What kind of operation is this? Why was FCC leadership not foaming at the mouth asking for better information? The Chairman was under fire from all sides — no one bought the story he was selling — why not walk over to the CIO’s office, now rid of its Obama administration–tainted head (Pai mentioned this association twice in his statement yesterday), and demand answers?

Pai denies that he or his office was aware of these shortcomings and opted not to rectify them because they were advantageous to his plan to reverse 2015’s net neutrality rules. But how could such a demonstrably shoddy and undocumented analysis persist for so long, under such close scrutiny? This wasn’t a minor technical glitch unworthy of leadership’s attention. It was national news.

The optics of a confusing and incomplete DDoS report aren’t good.

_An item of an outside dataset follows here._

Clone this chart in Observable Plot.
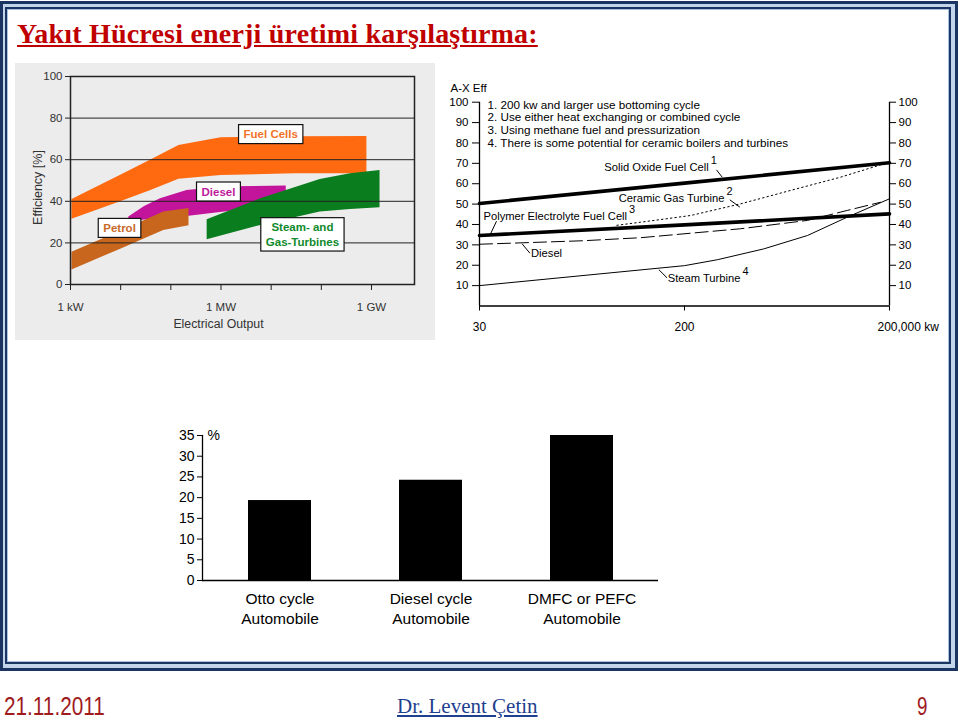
<!DOCTYPE html>
<html><head><meta charset="utf-8">
<script src="https://cdn.jsdelivr.net/npm/d3@7"></script>
<script src="https://cdn.jsdelivr.net/npm/@observablehq/plot@0.6"></script>
<style>
body{margin:0;background:#fff;}
#page{position:relative;width:960px;height:720px;overflow:hidden;font-family:"Liberation Sans",Arial,sans-serif;}
.abs{position:absolute;}
#outer{left:0;top:1px;width:952px;height:664px;border:3px solid #1b3562;background:#c3d5ea;}
#inner{left:5px;top:7px;width:942px;height:653px;border:2px solid #1b3562;background:#fff;box-shadow:inset 0 0 0 1px #a9c2e0;}
#title{left:17px;top:19.5px;font:bold 28px/1 "Liberation Serif","Times New Roman",serif;letter-spacing:0.2px;color:#c00000;text-decoration:underline;white-space:nowrap;}
#date{left:4px;top:694px;font:25px/1 "Liberation Sans",Arial,sans-serif;color:#9e1b1e;transform:scaleX(0.83);transform-origin:0 0;white-space:nowrap;}
#author{left:397px;top:696px;font:21px/1 "Liberation Serif","Times New Roman",serif;color:#1f3f8f;text-decoration:underline;white-space:nowrap;}
#pnum{left:917px;top:694px;font:25px/1 "Liberation Sans",Arial,sans-serif;color:#9e1b1e;transform:scaleX(0.75);transform-origin:0 0;}
#chartA{left:15px;top:63px;}
#chartB{left:440px;top:75px;}
#chartC{left:160px;top:415px;}
</style>
</head><body>
<div id="page">
  <div id="outer" class="abs"></div>
  <div id="inner" class="abs"></div>
  <div id="title" class="abs">Yakıt Hücresi enerji üretimi karşılaştırma:</div>
  <div id="chartA" class="abs"></div>
  <div id="chartB" class="abs"></div>
  <div id="chartC" class="abs"></div>
  <div id="date" class="abs">21.11.2011</div>
  <div id="author" class="abs">Dr. Levent Çetin</div>
  <div id="pnum" class="abs">9</div>
</div>
<script>
// ---------- Chart A: efficiency bands vs electrical output ----------
const fcX  = [1.07e3, 1e4, 4e4, 1.45e5, 1e6, 3e7, 8.1e8];
const fcHi = [40.9, 52.5, 59.9, 66.8, 70.5, 71, 71.2];
const fcLo = [31.4, 39.8, 45.2, 50.6, 52.4, 53.2, 53.2];
const petX  = [1.07e3, 1e4, 7.2e4, 2.3e5];
const petHi = [15.5, 25.6, 34.8, 36.5];
const petLo = [7, 17, 26, 28.2];
const dieX  = [1.45e4, 3e4, 6.2e4, 2.1e5, 1.3e6, 2e7];
const dieHi = [32.4, 37.5, 41.2, 45.2, 47, 47.3];
const dieLo = [30, 31, 31.5, 32.7, 35, 38.5];
const stX  = [5.3e5, 6.2e6, 9.5e7, 3.8e8, 1.48e9];
const stHi = [31.1, 41.2, 50.5, 53.2, 54.8];
const stLo = [21.5, 28.4, 34.8, 36.1, 36.9];
const bandColors = ["#ff6a10", "#c3149c", "#c8661e", "#0a7d1e"]; // fuel, diesel, petrol, steam
const bandLabels = ["Fuel Cells", "Diesel", "Petrol", "Steam- and\nGas-Turbines"];
const bandLabelX = [9.8e6, 8.9e5, 9.5e3, 4.2e7];
const bandLabelY = [72.6, 45, 27.5, 24.4];
const bandTextColors = ["#f0732a", "#c0189a", "#c86a2a", "#108a2c"];
const aYTicks = [0, 20, 40, 60, 80, 100];
const aGrid = [20, 40, 60, 80];
const aXTicks = [1e3, 1e4, 1e5, 1e6, 1e7, 1e8, 1e9];
const aXTickNames = {1000: "1 kW", 1000000: "1 MW", 1000000000: "1 GW"};

// ---------- Chart B: efficiency lines ----------
const bXTicks = [0, 1, 2];
const bXTickLabels = ["30", "200", "200,000 kw"];
const bYTicks = [10, 20, 30, 40, 50, 60, 70, 80, 90, 100];
const sofcT = [0, 1, 2];
const sofcV = [50.3, 60.3, 70.3];
const pefcT = [0, 1, 2];
const pefcV = [34.6, 39.8, 45.2];
const cgtT = [0.67, 0.785, 1.03, 1.273, 1.517, 1.761, 2];
const cgtV = [39.6, 41.1, 44.4, 50.1, 56.7, 63.2, 70.6];
const dslT = [0, 0.5, 0.785, 1.273, 1.6, 1.794, 1.956];
const dslV = [30.3, 32, 33.5, 37.9, 42, 46.9, 50.9];
const stmT = [0, 0.5, 1, 1.16, 1.386, 1.6, 1.794, 2];
const stmV = [10, 14.9, 19.8, 22.7, 28, 34.6, 43.6, 52.6];
const lineLabels = ["Solid Oxide Fuel Cell", "Ceramic Gas Turbine", "Polymer Electrolyte Fuel Cell", "Diesel", "Steam Turbine"];
const lineLabelT = [1.118, 1.195, 0.72, 0.403, 1.273];
const lineLabelV = [67.8, 52.6, 44.1, 25.6, 13.3];
const lineLabelSup = ["1", "2", "3", "", "4"];
const leaderT1 = [1.156, 1.221, 0.083, 0.208, 0.875];
const leaderV1 = [66.8, 52.1, 41.6, 30.5, 17.8];
const leaderT2 = [1.184, 1.27, 0.054, 0.246, 0.915];
const leaderV2 = [63.2, 48.5, 35.4, 25.9, 13.8];
const notes = [
  "1. 200 kw and larger use bottoming cycle",
  "2. Use either heat exchanging or combined cycle",
  "3. Using methane fuel and pressurization",
  "4. There is some potential for ceramic boilers and turbines"
];

// ---------- Chart C: automobile efficiency bars ----------
const carCats = ["Otto cycle\nAutomobile", "Diesel cycle\nAutomobile", "DMFC or PEFC\nAutomobile"];
const carVals = [19.3, 24.2, 35];
const cYTicks = [0, 5, 10, 15, 20, 25, 30, 35];

const FONT = "Liberation Sans, Arial, sans-serif";
const band = (xs, lo, hi) => xs.map((x, i) => ({x, lo: lo[i], hi: hi[i]}));
const series = (ts, vs) => ts.map((t, i) => ({t, v: vs[i]}));

function addBoxes(svg, cls, padX, padY) {
  svg.querySelectorAll("g." + cls + " text").forEach(t => {
    const b = t.getBBox();
    const r = document.createElementNS("http://www.w3.org/2000/svg", "rect");
    r.setAttribute("x", b.x - padX);
    r.setAttribute("y", b.y - padY);
    r.setAttribute("width", b.width + 2 * padX);
    r.setAttribute("height", b.height + 2 * padY);
    r.setAttribute("fill", "#fff");
    r.setAttribute("stroke", "#111");
    r.setAttribute("stroke-width", "1.2");
    const tr = t.getAttribute("transform");
    if (tr) r.setAttribute("transform", tr);
    t.parentNode.insertBefore(r, t);
  });
}

// Chart A
const labelsA = bandLabels.map((text, i) => ({text, x: bandLabelX[i], y: bandLabelY[i], c: bandTextColors[i]}));
const chartA = Plot.plot({
  width: 420, height: 277,
  marginLeft: 55, marginTop: 13, marginRight: 21, marginBottom: 56,
  style: {background: "#ececec", fontFamily: FONT, fontSize: "11.5px", color: "#333"},
  x: {type: "log", domain: [1e3, 7.2e9]},
  y: {domain: [0, 100]},
  color: {type: "identity"},
  marks: [
    Plot.areaY(band(fcX, fcLo, fcHi), {x: "x", y1: "lo", y2: "hi", fill: bandColors[0]}),
    Plot.areaY(band(dieX, dieLo, dieHi), {x: "x", y1: "lo", y2: "hi", fill: bandColors[1]}),
    Plot.areaY(band(petX, petLo, petHi), {x: "x", y1: "lo", y2: "hi", fill: bandColors[2]}),
    Plot.areaY(band(stX, stLo, stHi), {x: "x", y1: "lo", y2: "hi", fill: bandColors[3]}),
    Plot.ruleY(aGrid, {stroke: "#222", strokeWidth: 1}),
    Plot.frame({stroke: "#222", strokeWidth: 1.5}),
    Plot.axisY({ticks: aYTicks, tickSize: 5, tickPadding: 3, label: null, stroke: "#222"}),
    Plot.axisX({ticks: aXTicks, tickSize: 6, tickPadding: 12, label: null, stroke: "#222",
      tickFormat: d => aXTickNames[Math.round(d)] ?? ""}),
    Plot.text(["Efficiency [%]"], {frameAnchor: "left", rotate: -90, textAnchor: "middle", lineAnchor: "middle", dx: -33, dy: 7, fontSize: 12.5}),
    Plot.text(["Electrical Output"], {frameAnchor: "bottom", dx: -24, dy: 43, fontSize: 12.3}),
    Plot.text(labelsA, {x: "x", y: "y", text: "text", fill: "c", fontWeight: "bold", fontSize: 11.5,
      lineHeight: 1.25, className: "boxlbl"})
  ]
});
document.getElementById("chartA").appendChild(chartA);
addBoxes(chartA, "boxlbl", 5, 3.5);

// Chart B
const labB = lineLabels.map((text, i) => ({text, t: lineLabelT[i], v: lineLabelV[i], sup: lineLabelSup[i]}));
const leadB = leaderT1.map((t1, i) => ({t1, v1: leaderV1[i], t2: leaderT2[i], v2: leaderV2[i]}));
const chartB = Plot.plot({
  width: 505, height: 265,
  marginLeft: 39, marginRight: 56, marginTop: 26.7, marginBottom: 34.5,
  style: {background: "transparent", fontFamily: FONT, fontSize: "11.5px", color: "#000"},
  x: {domain: [0, 2]},
  y: {domain: [0, 100]},
  marks: [
    Plot.ruleY([0], {strokeWidth: 1.3}),
    Plot.ruleX([0, 2], {y1: 0, y2: 100, strokeWidth: 1.3}),
    Plot.axisY({ticks: bYTicks, anchor: "left", tickSize: 7, tickPadding: 4, label: null}),
    Plot.axisY({ticks: bYTicks, anchor: "right", tickSize: 6, tickPadding: 3, label: null}),
    Plot.axisX({ticks: bXTicks, tickSize: 5, tickFormat: () => "", label: null}),
    Plot.text(bXTicks.slice(0, 2), {x: d => d, text: bXTickLabels.slice(0, 2), frameAnchor: "bottom", lineAnchor: "middle", dy: 21.5, fontSize: 12}),
    Plot.text([bXTicks[2]], {x: d => d, text: [bXTickLabels[2]], frameAnchor: "bottom", lineAnchor: "middle", textAnchor: "start", dx: -12, dy: 21.5, fontSize: 12}),
    Plot.text(["A-X Eff"], {frameAnchor: "top-left", lineAnchor: "middle", textAnchor: "start", dx: -29, dy: -14, fontSize: 11.5}),
    Plot.text([notes.join("\n")], {frameAnchor: "top-left", textAnchor: "start", lineAnchor: "top", dx: 8, dy: -2.5, lineHeight: 1.09, fontSize: 11.7}),
    Plot.line(series(stmT, stmV), {x: "t", y: "v", strokeWidth: 1}),
    Plot.line(series(dslT, dslV), {x: "t", y: "v", strokeWidth: 1, strokeDasharray: "13,5"}),
    Plot.line(series(cgtT, cgtV), {x: "t", y: "v", strokeWidth: 1, strokeDasharray: "1.5,3"}),
    Plot.line(series(pefcT, pefcV), {x: "t", y: "v", strokeWidth: 3.6}),
    Plot.line(series(sofcT, sofcV), {x: "t", y: "v", strokeWidth: 3.6}),
    Plot.link(leadB, {x1: "t1", y1: "v1", x2: "t2", y2: "v2", strokeWidth: 1}),
    Plot.text(labB, {x: "t", y: "v", text: "text", textAnchor: "end", fontSize: 11.2}),
    Plot.text(labB, {x: "t", y: "v", text: "sup", textAnchor: "start", dx: 2, dy: -7, fontSize: 11})
  ]
});
document.getElementById("chartB").appendChild(chartB);

// Chart C
const chartC = Plot.plot({
  width: 520, height: 220,
  marginLeft: 42, marginRight: 22, marginTop: 20, marginBottom: 55,
  style: {background: "transparent", fontFamily: FONT, fontSize: "14px", color: "#000"},
  x: {domain: carCats, paddingInner: 0.5855, paddingOuter: 0.2928},
  y: {domain: [0, 35]},
  marks: [
    Plot.barY(carVals, {x: carCats, y: d => d, fill: "#000"}),
    Plot.ruleY([0], {strokeWidth: 1.3}),
    Plot.frame({anchor: "left", strokeWidth: 1.3}),
    Plot.axisY({ticks: cYTicks, tickSize: 5, tickPadding: 3, label: null, fontSize: 14}),
    Plot.axisX({tickSize: 0, tickPadding: 9, label: null, fontSize: 15.5, lineHeight: 1.29}),
    Plot.text(["%"], {frameAnchor: "top-left", lineAnchor: "middle", textAnchor: "start", dx: 5, fontSize: 14})
  ]
});
document.getElementById("chartC").appendChild(chartC);
</script>
</body></html>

But the report, if it was wrong, as everyone seemed to consider it even day-of, could always be disavowed and its author blamed on Obama.

What’s worse are the optics of a wave of public opposition to a controversial proposal, so strong that it literally took down the system created — and recently upgraded! — to handle that kind of feedback. This narrative, of a flood of pro-net-neutrality commenters so large that not only did it break the system, but many of their comments were arguably unable to be posted and (notionally) included in the FCC’s analysis — that, my friends, is a bad look.

Although this investigation has concluded, another by the Government Accountability Office is ongoing and may have a wider scope. If not, however, it seems unthinkable that the FCC and its current leadership can walk away from this unscathed. Ultimately this entire debacle took place under Ajit Pai’s watch, and his handling of it is at best dubious. Citizens and no doubt elected officials are almost certain to ask hard questions — and this time, the Chairman might actually have to answer them.